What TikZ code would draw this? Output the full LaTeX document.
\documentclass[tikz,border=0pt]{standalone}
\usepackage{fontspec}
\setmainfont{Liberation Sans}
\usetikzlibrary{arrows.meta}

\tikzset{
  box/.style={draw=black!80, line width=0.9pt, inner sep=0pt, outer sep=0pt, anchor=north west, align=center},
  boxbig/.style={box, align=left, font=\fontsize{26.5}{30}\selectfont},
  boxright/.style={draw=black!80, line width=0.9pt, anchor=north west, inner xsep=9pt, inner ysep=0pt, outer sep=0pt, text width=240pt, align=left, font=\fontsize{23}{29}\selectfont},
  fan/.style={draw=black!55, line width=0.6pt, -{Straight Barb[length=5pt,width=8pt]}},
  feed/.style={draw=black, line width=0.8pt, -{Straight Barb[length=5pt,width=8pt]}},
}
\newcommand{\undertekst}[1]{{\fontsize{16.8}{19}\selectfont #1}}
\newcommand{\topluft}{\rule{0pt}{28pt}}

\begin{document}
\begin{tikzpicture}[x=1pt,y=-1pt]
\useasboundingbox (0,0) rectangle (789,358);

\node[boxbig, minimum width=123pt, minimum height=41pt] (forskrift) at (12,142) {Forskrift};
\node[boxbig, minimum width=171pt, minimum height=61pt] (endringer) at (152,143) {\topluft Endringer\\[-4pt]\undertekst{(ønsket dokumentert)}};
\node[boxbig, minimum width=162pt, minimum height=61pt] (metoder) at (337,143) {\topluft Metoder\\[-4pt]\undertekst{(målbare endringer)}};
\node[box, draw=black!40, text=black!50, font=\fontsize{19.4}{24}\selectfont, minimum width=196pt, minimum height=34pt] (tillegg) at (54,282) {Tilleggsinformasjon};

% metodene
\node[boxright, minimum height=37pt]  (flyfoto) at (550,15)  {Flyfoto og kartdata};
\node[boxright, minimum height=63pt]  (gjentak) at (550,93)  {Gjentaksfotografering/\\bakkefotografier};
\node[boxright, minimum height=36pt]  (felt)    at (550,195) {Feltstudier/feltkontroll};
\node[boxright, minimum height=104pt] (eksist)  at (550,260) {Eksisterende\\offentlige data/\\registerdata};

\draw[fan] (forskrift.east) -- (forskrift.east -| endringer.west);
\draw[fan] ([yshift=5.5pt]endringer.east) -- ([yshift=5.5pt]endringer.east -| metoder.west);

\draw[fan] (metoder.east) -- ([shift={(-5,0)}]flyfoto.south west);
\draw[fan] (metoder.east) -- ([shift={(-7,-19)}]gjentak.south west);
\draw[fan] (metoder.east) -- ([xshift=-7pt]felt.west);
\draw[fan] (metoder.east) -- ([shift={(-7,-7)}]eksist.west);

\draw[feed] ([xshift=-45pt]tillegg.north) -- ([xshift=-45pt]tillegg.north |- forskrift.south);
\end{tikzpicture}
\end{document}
——————
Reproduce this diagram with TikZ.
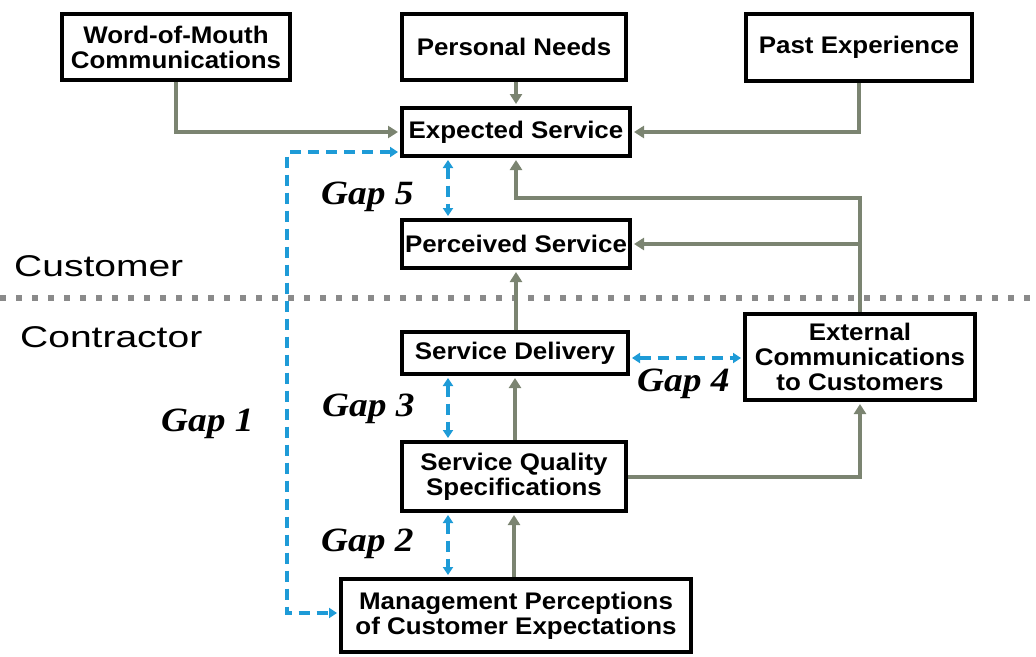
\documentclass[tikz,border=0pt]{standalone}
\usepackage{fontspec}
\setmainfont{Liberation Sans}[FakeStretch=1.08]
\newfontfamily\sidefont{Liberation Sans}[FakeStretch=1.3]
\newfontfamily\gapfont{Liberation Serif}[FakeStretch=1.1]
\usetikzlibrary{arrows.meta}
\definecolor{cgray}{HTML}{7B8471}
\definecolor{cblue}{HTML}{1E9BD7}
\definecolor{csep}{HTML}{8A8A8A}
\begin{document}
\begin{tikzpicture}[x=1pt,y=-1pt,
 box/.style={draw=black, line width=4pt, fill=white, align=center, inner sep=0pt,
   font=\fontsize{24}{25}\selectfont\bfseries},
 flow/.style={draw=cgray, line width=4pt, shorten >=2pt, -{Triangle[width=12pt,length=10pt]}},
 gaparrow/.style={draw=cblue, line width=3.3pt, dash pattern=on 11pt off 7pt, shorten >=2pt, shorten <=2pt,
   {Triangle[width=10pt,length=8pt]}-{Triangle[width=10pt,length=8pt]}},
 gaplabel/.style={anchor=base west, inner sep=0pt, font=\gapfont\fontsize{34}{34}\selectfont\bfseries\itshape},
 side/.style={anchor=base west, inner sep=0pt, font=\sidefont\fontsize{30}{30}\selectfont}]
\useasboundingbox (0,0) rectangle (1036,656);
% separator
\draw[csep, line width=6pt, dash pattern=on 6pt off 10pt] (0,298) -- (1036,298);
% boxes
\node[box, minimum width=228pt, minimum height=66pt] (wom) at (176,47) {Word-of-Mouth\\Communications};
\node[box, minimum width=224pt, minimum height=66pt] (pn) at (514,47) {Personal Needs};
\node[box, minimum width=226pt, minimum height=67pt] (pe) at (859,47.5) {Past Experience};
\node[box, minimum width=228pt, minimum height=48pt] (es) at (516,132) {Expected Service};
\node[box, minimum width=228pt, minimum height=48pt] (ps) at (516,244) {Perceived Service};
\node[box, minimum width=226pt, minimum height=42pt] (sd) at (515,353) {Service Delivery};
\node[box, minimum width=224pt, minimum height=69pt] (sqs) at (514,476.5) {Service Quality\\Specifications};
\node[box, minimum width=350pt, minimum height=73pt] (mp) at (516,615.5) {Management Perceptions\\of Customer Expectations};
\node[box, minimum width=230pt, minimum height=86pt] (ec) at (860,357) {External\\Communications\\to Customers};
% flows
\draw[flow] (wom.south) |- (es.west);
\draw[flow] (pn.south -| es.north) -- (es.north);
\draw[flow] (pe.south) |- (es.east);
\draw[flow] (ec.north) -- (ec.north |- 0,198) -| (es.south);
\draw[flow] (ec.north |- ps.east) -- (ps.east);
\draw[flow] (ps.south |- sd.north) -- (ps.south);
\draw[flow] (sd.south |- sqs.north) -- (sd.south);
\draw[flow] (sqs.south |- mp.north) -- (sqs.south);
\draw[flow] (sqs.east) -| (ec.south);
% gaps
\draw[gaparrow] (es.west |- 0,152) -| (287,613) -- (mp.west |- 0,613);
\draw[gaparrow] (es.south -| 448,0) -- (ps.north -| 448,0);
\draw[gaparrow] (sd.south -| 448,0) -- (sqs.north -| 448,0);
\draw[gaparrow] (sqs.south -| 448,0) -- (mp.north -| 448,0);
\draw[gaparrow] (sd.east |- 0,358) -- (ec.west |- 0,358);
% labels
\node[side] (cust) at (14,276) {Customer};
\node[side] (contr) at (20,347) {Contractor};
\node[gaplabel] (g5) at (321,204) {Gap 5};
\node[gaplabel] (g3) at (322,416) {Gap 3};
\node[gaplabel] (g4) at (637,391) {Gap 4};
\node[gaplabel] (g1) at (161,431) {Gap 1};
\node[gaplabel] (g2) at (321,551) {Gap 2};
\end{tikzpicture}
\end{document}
——————
*Stated goal:*
Each line in the listing above that contains "this" should be copied.

*Expected output:*
What TikZ code would draw this? Output the full LaTeX document.
Reproduce this diagram with TikZ.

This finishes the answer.